-- INFORMATION GIVEN start --

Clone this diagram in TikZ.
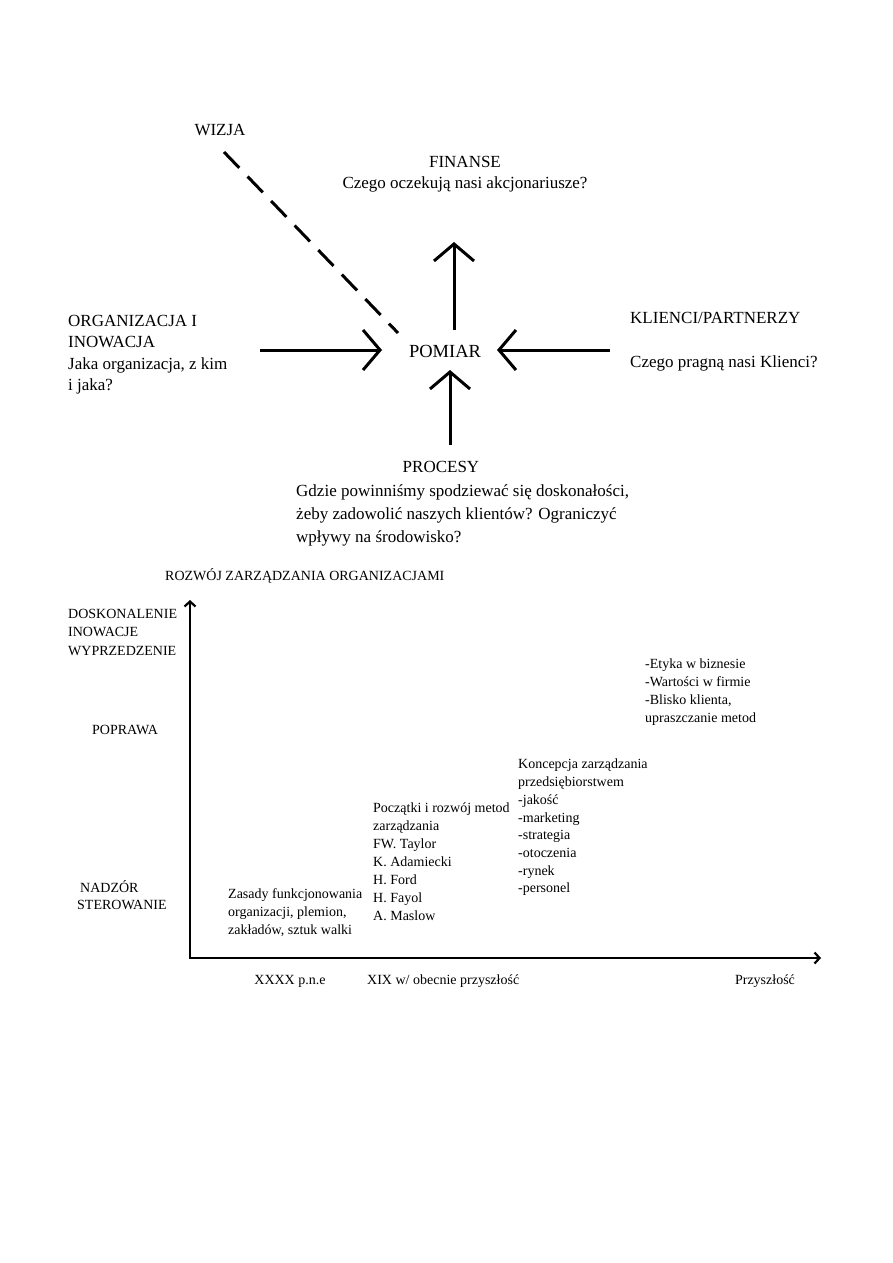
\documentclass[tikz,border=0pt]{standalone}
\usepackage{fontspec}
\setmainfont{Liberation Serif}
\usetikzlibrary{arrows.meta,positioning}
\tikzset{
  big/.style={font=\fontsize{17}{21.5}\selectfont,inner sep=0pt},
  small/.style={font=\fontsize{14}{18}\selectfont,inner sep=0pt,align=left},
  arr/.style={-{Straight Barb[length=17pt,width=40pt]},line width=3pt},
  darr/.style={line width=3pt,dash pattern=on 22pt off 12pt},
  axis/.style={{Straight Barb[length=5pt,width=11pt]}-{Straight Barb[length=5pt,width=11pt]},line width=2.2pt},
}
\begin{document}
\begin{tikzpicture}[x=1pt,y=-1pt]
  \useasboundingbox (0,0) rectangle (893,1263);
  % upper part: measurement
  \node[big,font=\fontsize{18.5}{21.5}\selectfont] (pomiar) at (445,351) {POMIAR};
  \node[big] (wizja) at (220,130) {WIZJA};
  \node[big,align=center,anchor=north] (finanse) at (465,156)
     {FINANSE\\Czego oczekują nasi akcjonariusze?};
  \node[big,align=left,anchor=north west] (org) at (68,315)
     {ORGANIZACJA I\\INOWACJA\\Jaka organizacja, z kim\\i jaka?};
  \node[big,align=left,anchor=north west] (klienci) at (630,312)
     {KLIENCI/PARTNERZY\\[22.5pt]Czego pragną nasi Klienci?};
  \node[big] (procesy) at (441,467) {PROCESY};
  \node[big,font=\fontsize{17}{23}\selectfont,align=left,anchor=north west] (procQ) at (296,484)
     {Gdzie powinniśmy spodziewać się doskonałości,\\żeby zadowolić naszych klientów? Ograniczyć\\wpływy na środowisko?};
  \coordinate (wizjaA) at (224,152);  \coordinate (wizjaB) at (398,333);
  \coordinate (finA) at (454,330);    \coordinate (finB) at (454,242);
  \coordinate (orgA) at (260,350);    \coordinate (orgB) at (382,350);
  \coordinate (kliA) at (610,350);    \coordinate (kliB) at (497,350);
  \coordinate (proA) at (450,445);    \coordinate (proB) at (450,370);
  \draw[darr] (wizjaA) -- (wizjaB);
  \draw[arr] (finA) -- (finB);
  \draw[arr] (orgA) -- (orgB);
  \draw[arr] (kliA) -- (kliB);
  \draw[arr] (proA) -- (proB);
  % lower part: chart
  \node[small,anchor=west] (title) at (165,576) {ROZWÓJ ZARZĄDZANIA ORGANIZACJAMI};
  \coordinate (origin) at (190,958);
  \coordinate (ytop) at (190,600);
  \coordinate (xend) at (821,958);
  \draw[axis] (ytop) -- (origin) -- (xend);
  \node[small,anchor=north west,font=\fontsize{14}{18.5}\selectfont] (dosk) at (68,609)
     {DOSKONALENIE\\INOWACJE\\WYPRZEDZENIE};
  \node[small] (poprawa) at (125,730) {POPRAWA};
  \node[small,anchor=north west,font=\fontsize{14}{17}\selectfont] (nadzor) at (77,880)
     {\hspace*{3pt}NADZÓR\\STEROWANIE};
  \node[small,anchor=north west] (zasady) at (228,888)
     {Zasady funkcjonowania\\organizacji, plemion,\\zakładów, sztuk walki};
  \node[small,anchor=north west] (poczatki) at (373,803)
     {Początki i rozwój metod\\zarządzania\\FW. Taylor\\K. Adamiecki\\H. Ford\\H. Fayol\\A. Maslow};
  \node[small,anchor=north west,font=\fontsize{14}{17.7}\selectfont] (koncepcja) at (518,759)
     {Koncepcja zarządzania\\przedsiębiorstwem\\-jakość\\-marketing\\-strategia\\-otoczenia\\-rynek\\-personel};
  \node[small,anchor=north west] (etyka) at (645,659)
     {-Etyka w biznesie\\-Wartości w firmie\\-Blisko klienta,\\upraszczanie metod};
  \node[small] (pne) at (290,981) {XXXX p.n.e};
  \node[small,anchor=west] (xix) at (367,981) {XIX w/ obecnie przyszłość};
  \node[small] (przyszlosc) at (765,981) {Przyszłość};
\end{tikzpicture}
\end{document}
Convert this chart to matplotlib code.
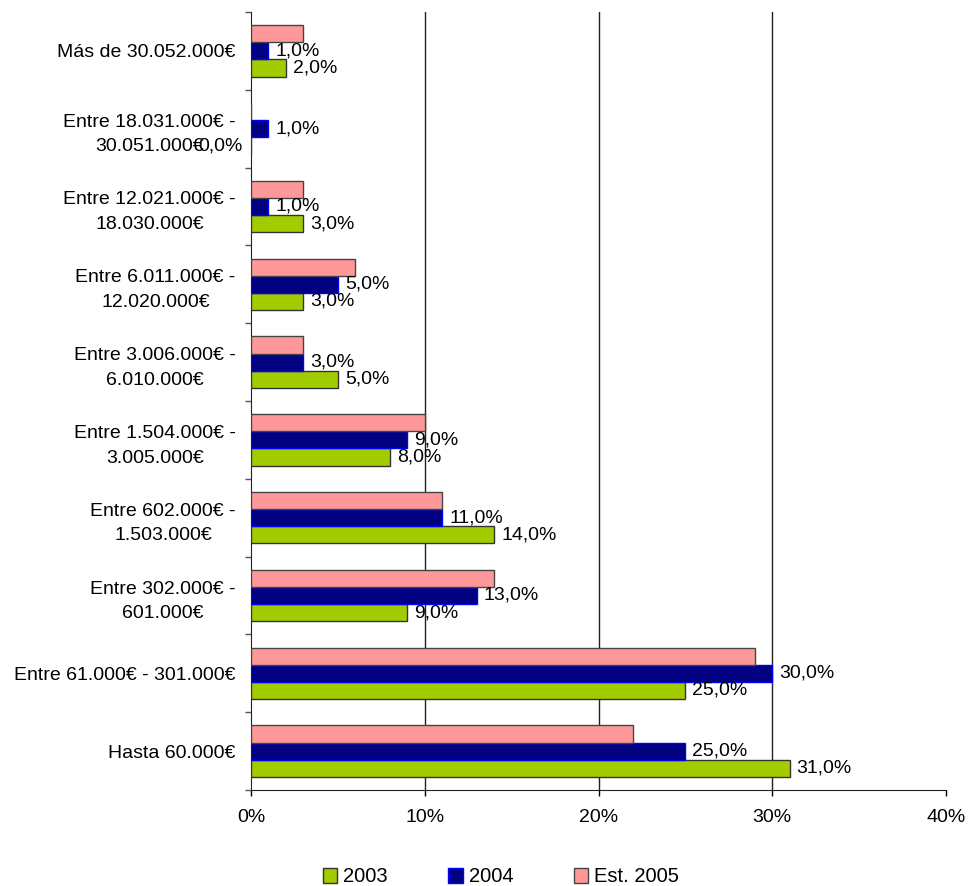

-- INFORMATION GIVEN end --

### TASK BRIEF
Produce an exact copy of each line of data, skipping embedded images.

### RESULT FOR THIS TASK
Clone this diagram in TikZ.
\documentclass[tikz,border=0pt]{standalone}
\usepackage{fontspec}
\setmainfont{Liberation Serif}
\usetikzlibrary{arrows.meta,positioning}
\tikzset{
  big/.style={font=\fontsize{17}{21.5}\selectfont,inner sep=0pt},
  small/.style={font=\fontsize{14}{18}\selectfont,inner sep=0pt,align=left},
  arr/.style={-{Straight Barb[length=17pt,width=40pt]},line width=3pt},
  darr/.style={line width=3pt,dash pattern=on 22pt off 12pt},
  axis/.style={{Straight Barb[length=5pt,width=11pt]}-{Straight Barb[length=5pt,width=11pt]},line width=2.2pt},
}
\begin{document}
\begin{tikzpicture}[x=1pt,y=-1pt]
  \useasboundingbox (0,0) rectangle (893,1263);
  % upper part: measurement
  \node[big,font=\fontsize{18.5}{21.5}\selectfont] (pomiar) at (445,351) {POMIAR};
  \node[big] (wizja) at (220,130) {WIZJA};
  \node[big,align=center,anchor=north] (finanse) at (465,156)
     {FINANSE\\Czego oczekują nasi akcjonariusze?};
  \node[big,align=left,anchor=north west] (org) at (68,315)
     {ORGANIZACJA I\\INOWACJA\\Jaka organizacja, z kim\\i jaka?};
  \node[big,align=left,anchor=north west] (klienci) at (630,312)
     {KLIENCI/PARTNERZY\\[22.5pt]Czego pragną nasi Klienci?};
  \node[big] (procesy) at (441,467) {PROCESY};
  \node[big,font=\fontsize{17}{23}\selectfont,align=left,anchor=north west] (procQ) at (296,484)
     {Gdzie powinniśmy spodziewać się doskonałości,\\żeby zadowolić naszych klientów? Ograniczyć\\wpływy na środowisko?};
  \coordinate (wizjaA) at (224,152);  \coordinate (wizjaB) at (398,333);
  \coordinate (finA) at (454,330);    \coordinate (finB) at (454,242);
  \coordinate (orgA) at (260,350);    \coordinate (orgB) at (382,350);
  \coordinate (kliA) at (610,350);    \coordinate (kliB) at (497,350);
  \coordinate (proA) at (450,445);    \coordinate (proB) at (450,370);
  \draw[darr] (wizjaA) -- (wizjaB);
  \draw[arr] (finA) -- (finB);
  \draw[arr] (orgA) -- (orgB);
  \draw[arr] (kliA) -- (kliB);
  \draw[arr] (proA) -- (proB);
  % lower part: chart
  \node[small,anchor=west] (title) at (165,576) {ROZWÓJ ZARZĄDZANIA ORGANIZACJAMI};
  \coordinate (origin) at (190,958);
  \coordinate (ytop) at (190,600);
  \coordinate (xend) at (821,958);
  \draw[axis] (ytop) -- (origin) -- (xend);
  \node[small,anchor=north west,font=\fontsize{14}{18.5}\selectfont] (dosk) at (68,609)
     {DOSKONALENIE\\INOWACJE\\WYPRZEDZENIE};
  \node[small] (poprawa) at (125,730) {POPRAWA};
  \node[small,anchor=north west,font=\fontsize{14}{17}\selectfont] (nadzor) at (77,880)
     {\hspace*{3pt}NADZÓR\\STEROWANIE};
  \node[small,anchor=north west] (zasady) at (228,888)
     {Zasady funkcjonowania\\organizacji, plemion,\\zakładów, sztuk walki};
  \node[small,anchor=north west] (poczatki) at (373,803)
     {Początki i rozwój metod\\zarządzania\\FW. Taylor\\K. Adamiecki\\H. Ford\\H. Fayol\\A. Maslow};
  \node[small,anchor=north west,font=\fontsize{14}{17.7}\selectfont] (koncepcja) at (518,759)
     {Koncepcja zarządzania\\przedsiębiorstwem\\-jakość\\-marketing\\-strategia\\-otoczenia\\-rynek\\-personel};
  \node[small,anchor=north west] (etyka) at (645,659)
     {-Etyka w biznesie\\-Wartości w firmie\\-Blisko klienta,\\upraszczanie metod};
  \node[small] (pne) at (290,981) {XXXX p.n.e};
  \node[small,anchor=west] (xix) at (367,981) {XIX w/ obecnie przyszłość};
  \node[small] (przyszlosc) at (765,981) {Przyszłość};
\end{tikzpicture}
\end{document}
Convert this chart to matplotlib code.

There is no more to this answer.